Exercise requirements: Set down the lines that begin at the top of the records and end with the line containing "const y = d3.scaleLinear().domain([0, 15]).range([H", and drop every picture.

+===+

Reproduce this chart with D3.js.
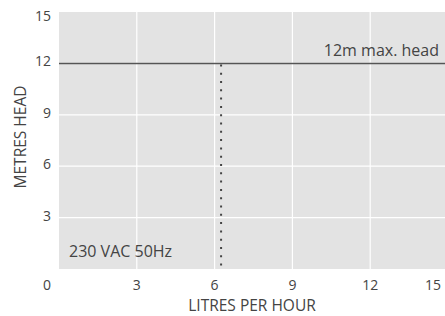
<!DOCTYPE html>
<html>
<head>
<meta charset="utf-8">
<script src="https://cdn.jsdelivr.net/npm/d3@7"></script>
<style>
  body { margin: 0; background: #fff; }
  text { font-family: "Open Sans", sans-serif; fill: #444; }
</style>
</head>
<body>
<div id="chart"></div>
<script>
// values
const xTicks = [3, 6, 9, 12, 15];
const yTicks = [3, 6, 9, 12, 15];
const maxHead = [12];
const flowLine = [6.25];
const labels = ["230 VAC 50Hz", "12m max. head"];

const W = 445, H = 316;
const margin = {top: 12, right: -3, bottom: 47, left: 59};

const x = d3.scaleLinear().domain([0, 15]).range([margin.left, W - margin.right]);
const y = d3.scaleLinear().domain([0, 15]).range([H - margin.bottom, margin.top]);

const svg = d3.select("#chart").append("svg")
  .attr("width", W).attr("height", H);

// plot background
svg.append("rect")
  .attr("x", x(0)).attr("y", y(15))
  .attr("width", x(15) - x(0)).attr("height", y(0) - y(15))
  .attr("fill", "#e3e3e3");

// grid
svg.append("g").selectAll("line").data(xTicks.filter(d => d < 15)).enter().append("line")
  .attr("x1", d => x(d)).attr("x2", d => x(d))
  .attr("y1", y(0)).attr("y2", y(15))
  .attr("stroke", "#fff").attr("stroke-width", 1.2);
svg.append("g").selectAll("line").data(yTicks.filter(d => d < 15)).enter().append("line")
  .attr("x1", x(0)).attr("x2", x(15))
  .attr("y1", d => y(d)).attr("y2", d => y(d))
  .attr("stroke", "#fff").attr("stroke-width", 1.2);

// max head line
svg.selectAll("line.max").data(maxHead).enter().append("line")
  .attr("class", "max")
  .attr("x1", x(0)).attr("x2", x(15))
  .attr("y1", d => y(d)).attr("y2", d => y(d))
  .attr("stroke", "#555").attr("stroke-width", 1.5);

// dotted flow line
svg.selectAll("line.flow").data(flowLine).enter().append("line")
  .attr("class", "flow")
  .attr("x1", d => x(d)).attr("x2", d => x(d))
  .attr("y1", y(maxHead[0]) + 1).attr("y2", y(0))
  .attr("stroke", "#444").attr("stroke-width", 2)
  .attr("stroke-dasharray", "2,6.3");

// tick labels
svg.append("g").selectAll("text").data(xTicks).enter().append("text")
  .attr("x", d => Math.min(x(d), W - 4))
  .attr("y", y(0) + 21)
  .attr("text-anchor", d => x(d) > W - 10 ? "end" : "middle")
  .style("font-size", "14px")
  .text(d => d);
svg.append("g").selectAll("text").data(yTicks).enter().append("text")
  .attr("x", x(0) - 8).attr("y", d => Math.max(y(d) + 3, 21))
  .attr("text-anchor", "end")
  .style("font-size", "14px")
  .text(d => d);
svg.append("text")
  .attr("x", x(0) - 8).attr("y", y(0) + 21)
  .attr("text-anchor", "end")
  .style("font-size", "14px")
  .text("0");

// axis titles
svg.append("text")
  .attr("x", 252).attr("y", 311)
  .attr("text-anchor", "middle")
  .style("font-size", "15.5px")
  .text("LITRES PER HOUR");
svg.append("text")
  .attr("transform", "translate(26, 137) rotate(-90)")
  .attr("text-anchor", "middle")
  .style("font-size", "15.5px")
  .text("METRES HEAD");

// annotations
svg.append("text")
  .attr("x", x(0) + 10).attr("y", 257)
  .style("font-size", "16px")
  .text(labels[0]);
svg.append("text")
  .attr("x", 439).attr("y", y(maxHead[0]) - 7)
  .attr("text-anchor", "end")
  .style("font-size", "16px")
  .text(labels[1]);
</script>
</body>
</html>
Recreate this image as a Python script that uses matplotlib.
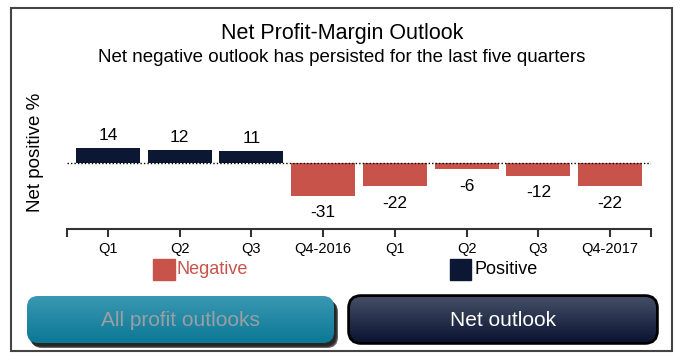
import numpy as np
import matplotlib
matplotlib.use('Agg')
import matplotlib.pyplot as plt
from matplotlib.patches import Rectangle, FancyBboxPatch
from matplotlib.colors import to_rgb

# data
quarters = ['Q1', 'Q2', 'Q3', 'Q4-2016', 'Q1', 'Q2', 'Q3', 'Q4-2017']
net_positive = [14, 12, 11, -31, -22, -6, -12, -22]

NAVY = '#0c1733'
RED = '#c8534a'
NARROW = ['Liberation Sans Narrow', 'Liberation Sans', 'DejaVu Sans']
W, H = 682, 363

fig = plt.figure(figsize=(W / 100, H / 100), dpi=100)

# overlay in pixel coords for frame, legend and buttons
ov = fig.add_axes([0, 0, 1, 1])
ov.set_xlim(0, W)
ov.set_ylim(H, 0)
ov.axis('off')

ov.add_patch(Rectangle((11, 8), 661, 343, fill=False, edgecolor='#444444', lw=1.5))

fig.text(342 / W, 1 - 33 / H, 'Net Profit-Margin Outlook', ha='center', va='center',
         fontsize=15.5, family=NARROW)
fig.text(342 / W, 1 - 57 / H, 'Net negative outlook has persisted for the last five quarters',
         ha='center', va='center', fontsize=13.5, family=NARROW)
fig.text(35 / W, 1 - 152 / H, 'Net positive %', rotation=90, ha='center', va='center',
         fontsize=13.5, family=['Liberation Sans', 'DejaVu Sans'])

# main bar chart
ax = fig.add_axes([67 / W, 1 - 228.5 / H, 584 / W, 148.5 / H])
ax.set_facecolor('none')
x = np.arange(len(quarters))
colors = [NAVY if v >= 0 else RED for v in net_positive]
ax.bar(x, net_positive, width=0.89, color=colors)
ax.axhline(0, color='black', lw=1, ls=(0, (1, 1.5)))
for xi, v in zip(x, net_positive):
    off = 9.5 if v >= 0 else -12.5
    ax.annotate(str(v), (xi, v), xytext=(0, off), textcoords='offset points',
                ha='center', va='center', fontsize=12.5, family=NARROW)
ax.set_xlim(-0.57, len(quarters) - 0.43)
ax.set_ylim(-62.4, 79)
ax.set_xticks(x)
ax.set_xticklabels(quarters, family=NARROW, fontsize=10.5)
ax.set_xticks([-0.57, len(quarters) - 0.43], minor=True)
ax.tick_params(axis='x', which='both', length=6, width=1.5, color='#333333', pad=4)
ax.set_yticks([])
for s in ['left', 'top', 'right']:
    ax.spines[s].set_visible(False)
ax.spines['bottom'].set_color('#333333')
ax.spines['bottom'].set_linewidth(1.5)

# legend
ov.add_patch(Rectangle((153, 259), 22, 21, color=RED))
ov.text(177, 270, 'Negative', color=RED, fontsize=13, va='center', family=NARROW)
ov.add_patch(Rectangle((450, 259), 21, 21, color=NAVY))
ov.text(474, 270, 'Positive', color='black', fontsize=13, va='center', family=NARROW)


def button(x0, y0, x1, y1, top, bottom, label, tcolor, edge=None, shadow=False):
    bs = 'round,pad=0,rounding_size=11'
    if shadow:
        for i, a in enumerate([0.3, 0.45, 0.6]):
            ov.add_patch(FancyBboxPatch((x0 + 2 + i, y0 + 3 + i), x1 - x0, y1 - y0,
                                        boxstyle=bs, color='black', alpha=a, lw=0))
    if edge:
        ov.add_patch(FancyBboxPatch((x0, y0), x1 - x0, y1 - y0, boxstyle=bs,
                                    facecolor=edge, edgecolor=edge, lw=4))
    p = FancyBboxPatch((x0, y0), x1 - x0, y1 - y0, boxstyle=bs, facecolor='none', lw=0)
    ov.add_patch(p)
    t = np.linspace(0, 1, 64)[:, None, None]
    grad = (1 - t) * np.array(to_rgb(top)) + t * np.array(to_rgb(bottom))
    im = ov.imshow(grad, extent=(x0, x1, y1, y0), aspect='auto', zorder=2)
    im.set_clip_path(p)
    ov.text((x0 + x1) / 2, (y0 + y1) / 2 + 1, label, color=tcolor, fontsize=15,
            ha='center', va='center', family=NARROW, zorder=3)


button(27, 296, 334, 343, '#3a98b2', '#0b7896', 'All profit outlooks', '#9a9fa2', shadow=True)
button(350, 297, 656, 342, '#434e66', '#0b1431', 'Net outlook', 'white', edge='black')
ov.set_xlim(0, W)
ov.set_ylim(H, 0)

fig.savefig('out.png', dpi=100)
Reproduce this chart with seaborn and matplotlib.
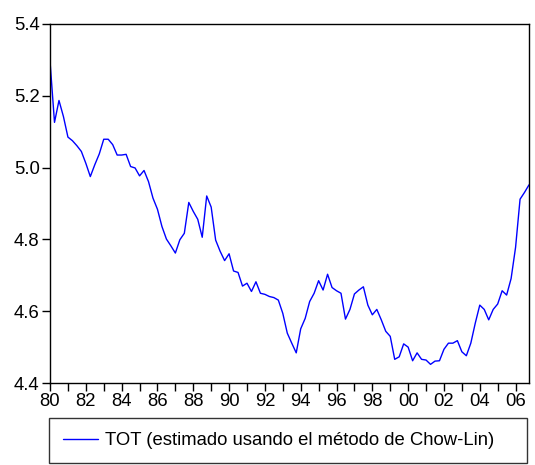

+===+

Complete response:
Reproduce this chart with D3.js.
<!DOCTYPE html>
<html>
<head>
<meta charset="utf-8">
<script src="https://cdn.jsdelivr.net/npm/d3@7"></script>
<style>
  body { margin: 0; background: #fff; }
  text { font-family: "Open Sans", sans-serif; fill: #444; }
</style>
</head>
<body>
<div id="chart"></div>
<script>
// values
const xTicks = [3, 6, 9, 12, 15];
const yTicks = [3, 6, 9, 12, 15];
const maxHead = [12];
const flowLine = [6.25];
const labels = ["230 VAC 50Hz", "12m max. head"];

const W = 445, H = 316;
const margin = {top: 12, right: -3, bottom: 47, left: 59};

const x = d3.scaleLinear().domain([0, 15]).range([margin.left, W - margin.right]);
const y = d3.scaleLinear().domain([0, 15]).range([H - margin.bottom, margin.top]);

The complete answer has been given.